A livello europeo, si fa strada l’idea che i governi degli Stati membri abbiano compreso che rimanere attaccati alle vecchie regole può portare nella direzione opposta rispetto agli obiettivi che hanno portato alla nascita della UE. E quindi si stiano affrettando per recuperare il tempo perduto.
Una strada, peraltro, irta di ostacoli (basti pensare al debito pubblico, ormai “il problema” per molti Stati, dopo le politiche fiscali espansive degli ultimi anni, da cui rientrare diventa ogni giorno più difficile e che può essere veramente la “mina vagante” sulla strada della stabilizzazione): motivo in più per definire nuove regole e indurre a comportamenti “virtuosi” da parte degli individui. Pensiamo, neanche troppo banalmente, ai benefici dell’economia circolare: per esempio, ieri è stato inaugurato, a Mirafiori, un nuovo stabilimento di Stellantis (la joint venture tra FIAT e Peugeot) che permetterà il recupero quasi totale delle auto usate, che verranno o rigenerate, e rimesse in vendita, ovvero smontate, con vendita “certificata” dei singoli pezzi, a prezzi, ovviamente, ben inferiori.
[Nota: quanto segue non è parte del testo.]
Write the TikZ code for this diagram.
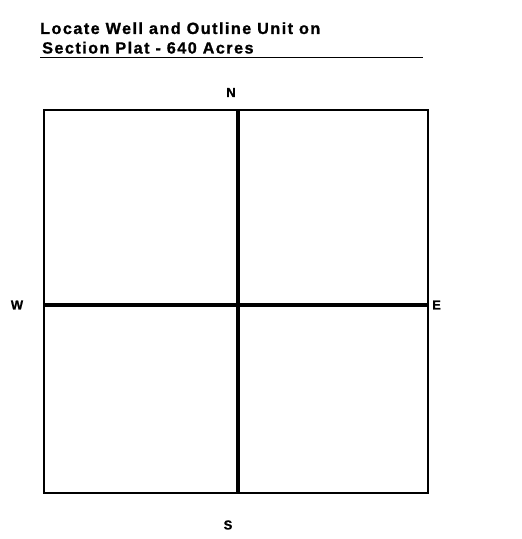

Dopo la festività di ieri, riapre oggi Wall Street, per quanto, probabilmente, con un’operatività ridotta per il ponte.
Nell’ultima seduta della settimana, i mercati asiatici faticano a trovare un equilibrio.
In rialzo a Tokyo il Nikkei, che sale dello 0,52%, probabilmente aiutato dal fatto che sono emerse previsioni di un’economia in rallentamento, cosa che indurrà la Banca Centrale a perseverare nelle politiche accomodanti.
Scende Shanghai (- 0,68%), superata, però, da Hong Kong, dove l’Hang Seng perde oltre l’1,84%.
Poco ossi ovunque i futures.
Continua la debolezza del petrolio, con il WTI in calo anche questa mattina (– 0,91% a $ 76,47).
Inverte la rotta il gas naturale Usa, che si porta a $ 2,913 (+ 0,35%).
Oro a $ 1.994, sui livelli di ieri.
Spread poco sopra i 175 bp (175,6), con i BTP tornati al 4,38%.
Bund tedesco 2,61%. A preoccupare un pochino gli operatori la decisione del Governo tedesco di aumentare il debito pubblico per far fronte alla sentenza della Corte Costituzionale che ha messo fuori legge alcune voci di spesa, non consentendo il trsaferimento di fondi per € 60MD.
Treasury al 4,45%.
Stabile l’€/$, a 1.0911.
Bitcoin che si avvia a chiudere la settimana ben sopra i $ 37.000 (37.423 le ultime rilevazioni).
Ps: intelligenza artificiale, capitolo secondo. Emergono ulteriori dettagli sulla schizofrenica decisioni di prima allontanare e poi richiamare Sam Altman, co-fondatore e CEO di OpenAI. Pare che tutto derivi dal fatto che volesse mettere un “freno” alla “sua creatura”, preoccupato dal fatto che potesse nascere una super intelligenza artificiale (intelligenza generale, AGI), in grado di ragionare e contestualizzare. Teoricamente capace, quindi, di superare l’uomo in ogni ambito. Un super potere davvero pericoloso, in grado di scelte autonome, che sfuggono al controllo di chi l’ha creato. Il mondo fantastico di Blade runner non è più così fantastico e comincia a fare un po’ di paura.